Brief outline of PhD research
My PhD research undertook a comparative analysis of contemporary British party leadership; the case studies included Tony Blair, Gordon Brown, David Cameron and Nick Clegg in the Leaders’ Debates. British political culture, including, personalisation and celebrity and political institutions were considered as contexts which frame political action, and provide opportunities and constraints for leaders to use the self to political purpose. The significance of the media as regards leadership performance was analysed through a range of elite interviews with leading Westminster practitioners. The findings indicated that the mediation of political performance, personalisation, symbolic leadership politics, discourse, image, character, and the role of the political ‘persona’ have become central to understanding contemporary British political leadership.
 
Why did you choose to study for your PhD in the School of Languages and Social Sciences?

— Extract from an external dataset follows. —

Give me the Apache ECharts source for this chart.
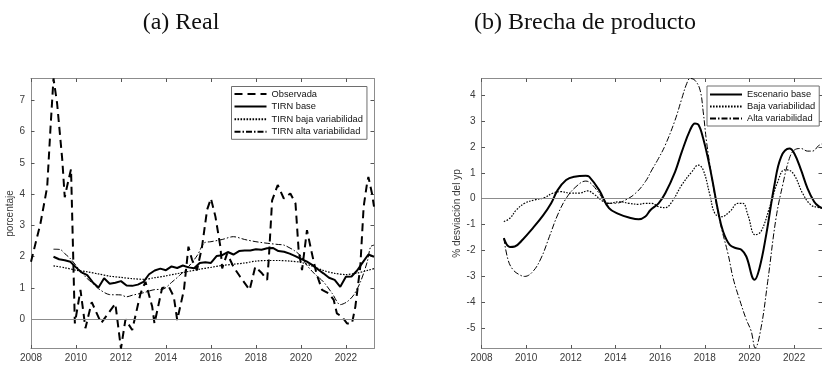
<!DOCTYPE html>
<html>
<head>
<meta charset="utf-8">
<script src="https://cdn.jsdelivr.net/npm/echarts@6/dist/echarts.min.js"></script>
<style>
  html, body { margin: 0; padding: 0; background: #ffffff; }
  #chart { width: 822px; height: 366px; }
</style>
</head>
<body>
<div id="chart"></div>
<script>
// ---- Panel (a): tasa real observada y TIRN estimada ----
const yearTicks = [2008, 2010, 2012, 2014, 2016, 2018, 2020, 2022];
const realTicks = [0, 1, 2, 3, 4, 5, 6, 7];
const gapTicks = [-5, -4, -3, -2, -1, 0, 1, 2, 3, 4];

const observada = [
  [2008.0, 1.84], [2008.42, 3.06], [2008.72, 4.23], [2008.87, 6.15], [2009.0, 7.69],
  [2009.16, 6.9], [2009.39, 5.1], [2009.5, 3.9], [2009.62, 4.3], [2009.78, 4.8],
  [2009.95, -0.13], [2010.2, 0.94], [2010.42, -0.28], [2010.7, 0.55], [2011.12, -0.12],
  [2011.75, 0.5], [2012.0, -0.93], [2012.2, 0.0], [2012.5, -0.34], [2012.87, 0.83],
  [2013.09, 1.2], [2013.39, 0.4], [2013.49, -0.13], [2013.83, 1.0], [2014.13, 1.04],
  [2014.35, 0.72], [2014.5, -0.02], [2014.8, 0.94], [2015.0, 2.32], [2015.16, 1.9],
  [2015.38, 1.57], [2015.6, 2.3], [2015.83, 3.5], [2016.0, 3.86], [2016.2, 3.28],
  [2016.42, 2.32], [2016.5, 1.63], [2016.72, 2.1], [2017.0, 1.68], [2017.3, 1.36],
  [2017.72, 0.94], [2017.97, 1.68], [2018.27, 1.47], [2018.5, 1.26], [2018.57, 1.9],
  [2018.72, 3.8], [2018.97, 4.29], [2019.24, 3.86], [2019.53, 4.02], [2019.76, 3.7],
  [2019.9, 2.2], [2020.05, 1.57], [2020.27, 2.85], [2020.49, 2.1], [2020.69, 1.47],
  [2020.94, 0.94], [2021.24, 0.83], [2021.46, 0.62], [2021.6, 0.19], [2021.83, 0.08],
  [2022.05, -0.13], [2022.27, -0.13], [2022.42, 0.4], [2022.64, 1.68], [2022.79, 3.6],
  [2022.94, 4.34], [2023.0, 4.55], [2023.16, 4.02], [2023.25, 3.6]
];

const tirnBase = [
  [2009.0, 2.0], [2009.25, 1.92], [2009.5, 1.89], [2009.75, 1.84], [2010.0, 1.66],
  [2010.25, 1.5], [2010.5, 1.41], [2010.75, 1.18], [2011.0, 1.02], [2011.25, 1.31],
  [2011.5, 1.14], [2011.75, 1.17], [2012.0, 1.22], [2012.25, 1.08], [2012.5, 1.07],
  [2012.75, 1.11], [2013.0, 1.2], [2013.25, 1.44], [2013.5, 1.56], [2013.75, 1.62],
  [2014.0, 1.57], [2014.25, 1.69], [2014.5, 1.64], [2014.75, 1.72], [2015.0, 1.66],
  [2015.25, 1.63], [2015.5, 1.8], [2015.75, 1.82], [2016.0, 1.8], [2016.25, 2.02],
  [2016.5, 2.05], [2016.75, 2.15], [2017.0, 2.07], [2017.25, 2.18], [2017.5, 2.2],
  [2017.75, 2.2], [2018.0, 2.24], [2018.25, 2.22], [2018.5, 2.27], [2018.75, 2.28],
  [2019.0, 2.18], [2019.25, 2.16], [2019.5, 2.1], [2019.75, 2.02], [2020.0, 1.93],
  [2020.25, 1.85], [2020.5, 1.74], [2020.75, 1.6], [2021.0, 1.47], [2021.25, 1.33],
  [2021.5, 1.26], [2021.75, 1.04], [2022.0, 1.36], [2022.25, 1.37], [2022.5, 1.56],
  [2022.75, 1.82], [2023.0, 2.07], [2023.25, 2.0]
];

const tirnBaja = [
  [2009.0, 1.71], [2009.5, 1.65], [2010.0, 1.57], [2010.5, 1.52], [2011.0, 1.45],
  [2011.5, 1.38], [2012.0, 1.34], [2012.5, 1.3], [2013.0, 1.28], [2013.5, 1.33],
  [2014.0, 1.39], [2014.5, 1.46], [2015.0, 1.53], [2015.5, 1.6], [2016.0, 1.66],
  [2016.5, 1.72], [2017.0, 1.76], [2017.5, 1.8], [2018.0, 1.86], [2018.5, 1.88],
  [2019.0, 1.88], [2019.5, 1.86], [2020.0, 1.82], [2020.5, 1.7], [2021.0, 1.56],
  [2021.5, 1.47], [2022.0, 1.43], [2022.5, 1.48], [2023.0, 1.57], [2023.25, 1.62]
];

const tirnAlta = [
  [2009.0, 2.24], [2009.3, 2.23], [2009.5, 2.1], [2009.75, 1.94], [2010.0, 1.72],
  [2010.25, 1.5], [2010.5, 1.3], [2010.75, 1.15], [2011.0, 0.98], [2011.5, 0.79],
  [2012.0, 0.78], [2012.25, 0.72], [2012.5, 0.77], [2013.0, 0.85], [2013.5, 0.95],
  [2013.85, 0.96], [2014.25, 1.18], [2014.6, 1.4], [2015.0, 1.68], [2015.4, 2.05],
  [2015.7, 2.44], [2016.0, 2.48], [2016.5, 2.55], [2017.0, 2.64], [2017.5, 2.55],
  [2018.0, 2.48], [2018.5, 2.43], [2019.0, 2.39], [2019.25, 2.37], [2019.7, 2.2],
  [2020.0, 2.02], [2020.25, 1.74], [2020.6, 1.46], [2021.0, 1.2], [2021.4, 0.82],
  [2021.75, 0.47], [2022.05, 0.56], [2022.35, 0.78], [2022.65, 1.2], [2022.95, 1.84],
  [2023.1, 2.32], [2023.25, 2.37]
];

// ---- Panel (b): brecha de producto ----
const brechaBase = [
  [2009.0, -1.53], [2009.27, -1.87], [2009.49, -1.85], [2009.86, -1.57], [2010.3, -1.14],
  [2010.75, -0.66], [2011.12, -0.18], [2011.41, 0.33], [2011.79, 0.72], [2012.16, 0.85],
  [2012.67, 0.89], [2012.82, 0.85], [2013.27, 0.33], [2013.71, -0.37], [2014.16, -0.6],
  [2014.6, -0.73], [2015.04, -0.8], [2015.34, -0.69], [2015.57, -0.44], [2015.93, -0.18],
  [2016.23, 0.21], [2016.67, 1.04], [2016.97, 1.81], [2017.34, 2.65], [2017.56, 2.91],
  [2017.71, 2.87], [2017.93, 2.33], [2018.16, 1.49], [2018.38, 0.53], [2018.6, -0.5],
  [2018.82, -1.27], [2019.12, -1.79], [2019.42, -1.92], [2019.64, -1.98], [2019.86, -2.24],
  [2020.23, -3.14], [2020.45, -2.69], [2020.75, -1.4], [2021.12, 0.53], [2021.42, 1.62],
  [2021.79, 1.94], [2022.01, 1.75], [2022.31, 1.11], [2022.6, 0.4], [2022.9, -0.12],
  [2023.12, -0.31], [2023.25, -0.36]
];

const brechaBaja = [
  [2009.0, -0.89], [2009.27, -0.76], [2009.56, -0.44], [2009.93, -0.18], [2010.38, -0.05],
  [2010.82, 0.04], [2011.19, 0.21], [2011.56, 0.27], [2012.0, 0.21], [2012.38, 0.21],
  [2012.75, 0.3], [2013.04, 0.17], [2013.42, -0.09], [2013.71, -0.18], [2014.16, -0.12],
  [2014.6, -0.18], [2015.04, -0.22], [2015.34, -0.18], [2015.63, -0.18], [2015.93, -0.31],
  [2016.23, -0.35], [2016.53, -0.12], [2016.97, 0.53], [2017.42, 1.04], [2017.71, 1.3],
  [2017.93, 1.11], [2018.23, 0.14], [2018.45, -0.57], [2018.75, -0.7], [2019.12, -0.5],
  [2019.49, -0.18], [2019.71, -0.18], [2019.93, -0.63], [2020.26, -1.4], [2020.52, -1.27],
  [2020.89, -0.37], [2021.27, 0.66], [2021.56, 1.11], [2021.71, 1.11], [2022.01, 0.91],
  [2022.38, 0.21], [2022.75, -0.24], [2023.12, -0.35], [2023.25, -0.37]
];

const brechaAlta = [
  [2009.0, -1.53], [2009.19, -2.37], [2009.41, -2.75], [2009.71, -2.95], [2009.93, -3.01],
  [2010.3, -2.82], [2010.67, -2.3], [2011.04, -1.47], [2011.41, -0.63], [2011.79, 0.01],
  [2012.23, 0.46], [2012.67, 0.68], [2012.9, 0.59], [2013.27, 0.21], [2013.64, -0.18],
  [2014.0, -0.18], [2014.45, -0.05], [2014.9, 0.21], [2015.34, 0.66], [2015.63, 1.11],
  [2015.93, 1.56], [2016.23, 2.07], [2016.67, 3.04], [2016.97, 3.87], [2017.19, 4.45],
  [2017.34, 4.65], [2017.56, 4.58], [2017.79, 4.2], [2017.93, 3.36], [2018.08, 2.2],
  [2018.3, 0.91], [2018.53, -0.25], [2018.75, -1.15], [2019.05, -2.17], [2019.27, -3.08],
  [2019.56, -3.91], [2019.86, -4.68], [2020.08, -5.13], [2020.26, -5.78], [2020.52, -5.0],
  [2020.82, -3.2], [2021.19, -0.76], [2021.49, 0.53], [2021.79, 1.56], [2022.01, 1.88],
  [2022.31, 1.94], [2022.6, 1.84], [2022.82, 1.84], [2023.12, 2.07], [2023.25, 2.12]
];

// ---- styling helpers ----
const AXIS_GREY = '#8c8c8c';
const LABEL_COLOR = '#3a3a3a';
const SANS = 'Liberation Sans, Arial, sans-serif';
const X_MIN = 2008, X_MAX = 2023.25;

function xAxisDef(gridIndex, position, showLabels) {
  return {
    type: 'value', gridIndex, position, min: X_MIN, max: X_MAX,
    axisLine: { show: true, onZero: false, lineStyle: { color: AXIS_GREY, width: 1 } },
    axisTick: { show: true, inside: true, length: 3.5, customValues: yearTicks,
                lineStyle: { color: '#555', width: 1 } },
    axisLabel: { show: showLabels, customValues: yearTicks, color: LABEL_COLOR,
                 fontFamily: SANS, fontSize: 10, margin: 5, formatter: v => String(v) },
    splitLine: { show: false }
  };
}

function yAxisDef(gridIndex, position, min, max, ticks, showLabels, name) {
  return {
    type: 'value', gridIndex, position, min, max,
    name: showLabels ? name : '',
    nameLocation: 'middle', nameGap: 14,
    nameTextStyle: { color: LABEL_COLOR, fontFamily: SANS, fontSize: 10 },
    axisLine: { show: true, onZero: false, lineStyle: { color: AXIS_GREY, width: 1 } },
    axisTick: { show: true, inside: true, length: 3.5, customValues: ticks,
                lineStyle: { color: '#555', width: 1 } },
    axisLabel: { show: showLabels, customValues: ticks, color: LABEL_COLOR,
                 fontFamily: SANS, fontSize: 10, margin: 6, formatter: v => String(v) },
    splitLine: { show: false }
  };
}

function lineSeries(name, data, xIdx, yIdx, style, smooth) {
  return {
    name, type: 'line', data, xAxisIndex: xIdx, yAxisIndex: yIdx,
    symbol: 'none', showSymbol: false, smooth: smooth || false,
    lineStyle: Object.assign({ color: '#000000' }, style),
    itemStyle: { color: '#000000' },
    emphasis: { disabled: true }, silent: true, z: 3
  };
}

const zeroLine = {
  silent: true, symbol: ['none', 'none'], label: { show: false },
  lineStyle: { color: AXIS_GREY, width: 1, type: 'solid' },
  data: [{ yAxis: 0 }], animation: false
};

const dashStyle = { width: 2, type: [8, 5] };
const solidStyle = { width: 2, type: 'solid' };
const dotStyle = { width: 1.2, type: [1.6, 1.4] };
const dashDotStyle = { width: 1, type: [6, 2, 1.5, 2] };

// legend keys show only the line sample, no marker
const legendCommon = {
  orient: 'vertical', itemWidth: 32, itemHeight: 10,
  backgroundColor: '#ffffff', borderColor: '#6e6e6e', borderWidth: 1,
  borderRadius: 0, selectedMode: false,
  itemStyle: { color: 'rgba(0,0,0,0)', borderColor: 'rgba(0,0,0,0)', borderWidth: 0, opacity: 0 },
  textStyle: { color: '#111', fontFamily: SANS, fontSize: 9.3 }
};

const chart = echarts.init(document.getElementById('chart'), null, { renderer: 'canvas' });

chart.setOption({
  animation: false,
  backgroundColor: '#ffffff',
  title: [
    { text: '(a) Real', left: 176, top: 6, textAlign: 'center',
      textStyle: { fontFamily: 'Liberation Serif, serif', fontWeight: 'normal', fontSize: 24, color: '#111' } },
    { text: '(b) Brecha de producto', left: 580, top: 6, textAlign: 'center',
      textStyle: { fontFamily: 'Liberation Serif, serif', fontWeight: 'normal', fontSize: 24, color: '#111' } }
  ],
  grid: [
    { left: 31, top: 78.5, width: 343, height: 270, containLabel: false },
    { left: 481.5, top: 78.5, width: 343.5, height: 270, containLabel: false }
  ],
  legend: [
    Object.assign({}, legendCommon, {
      left: 231.5, top: 86.5, itemGap: 3.6, padding: [3, 4, 3, 2],
      data: ['Observada', 'TIRN base', 'TIRN baja variabilidad', 'TIRN alta variabilidad']
    }),
    Object.assign({}, legendCommon, {
      left: 707, top: 86, itemGap: 3, padding: [4, 4, 3, 2],
      data: ['Escenario base', 'Baja variabilidad', 'Alta variabilidad']
    })
  ],
  xAxis: [
    xAxisDef(0, 'bottom', true),
    xAxisDef(0, 'top', false),
    xAxisDef(1, 'bottom', true),
    xAxisDef(1, 'top', false)
  ],
  yAxis: [
    yAxisDef(0, 'left', -0.93, 7.69, realTicks, true, 'porcentaje'),
    yAxisDef(0, 'right', -0.93, 7.69, realTicks, false, ''),
    yAxisDef(1, 'left', -5.80, 4.65, gapTicks, true, '% desviación del yp'),
    yAxisDef(1, 'right', -5.80, 4.65, gapTicks, false, '')
  ],
  series: [
    Object.assign(lineSeries('Observada', observada, 0, 0, dashStyle), { markLine: zeroLine }),
    lineSeries('TIRN base', tirnBase, 0, 0, solidStyle),
    lineSeries('TIRN baja variabilidad', tirnBaja, 0, 0, dotStyle, 0.3),
    lineSeries('TIRN alta variabilidad', tirnAlta, 0, 0, dashDotStyle, 0.3),
    Object.assign(lineSeries('Escenario base', brechaBase, 2, 2, solidStyle, 0.4), { markLine: zeroLine }),
    lineSeries('Baja variabilidad', brechaBaja, 2, 2, dotStyle, 0.4),
    lineSeries('Alta variabilidad', brechaAlta, 2, 2, dashDotStyle, 0.4)
  ]
});
</script>
</body>
</html>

Having completed my undergraduate degree at Aston, I became interested in the topic of political leadership after completing a final year module entitled ‘Political Leaders: Case Studies and Comparative Perspectives’ by Professor John Gaffney. A range of exciting and lively lectures which enabled students to contribute to discussions and present work marked the beginnings of an academic career. 
 
What did you find most useful about the PhD programme?
The Research Skills Training Programme was particularly useful as regards project management, interview skills, and managing and analysing data. The research support that I received from my supervisor, Professor John Gaffney, was invaluable. We are currently working together on the Leverhulme project on political leadership.

How has your PhD helped you in your current occupation?
As a PhD student, I acquired a range of skills that have been helpful in my current role, for example, project management and writing research. Having completed my PhD within the Department, it is very fulfilling working alongside colleagues and contributing to the research culture within the Department and the School.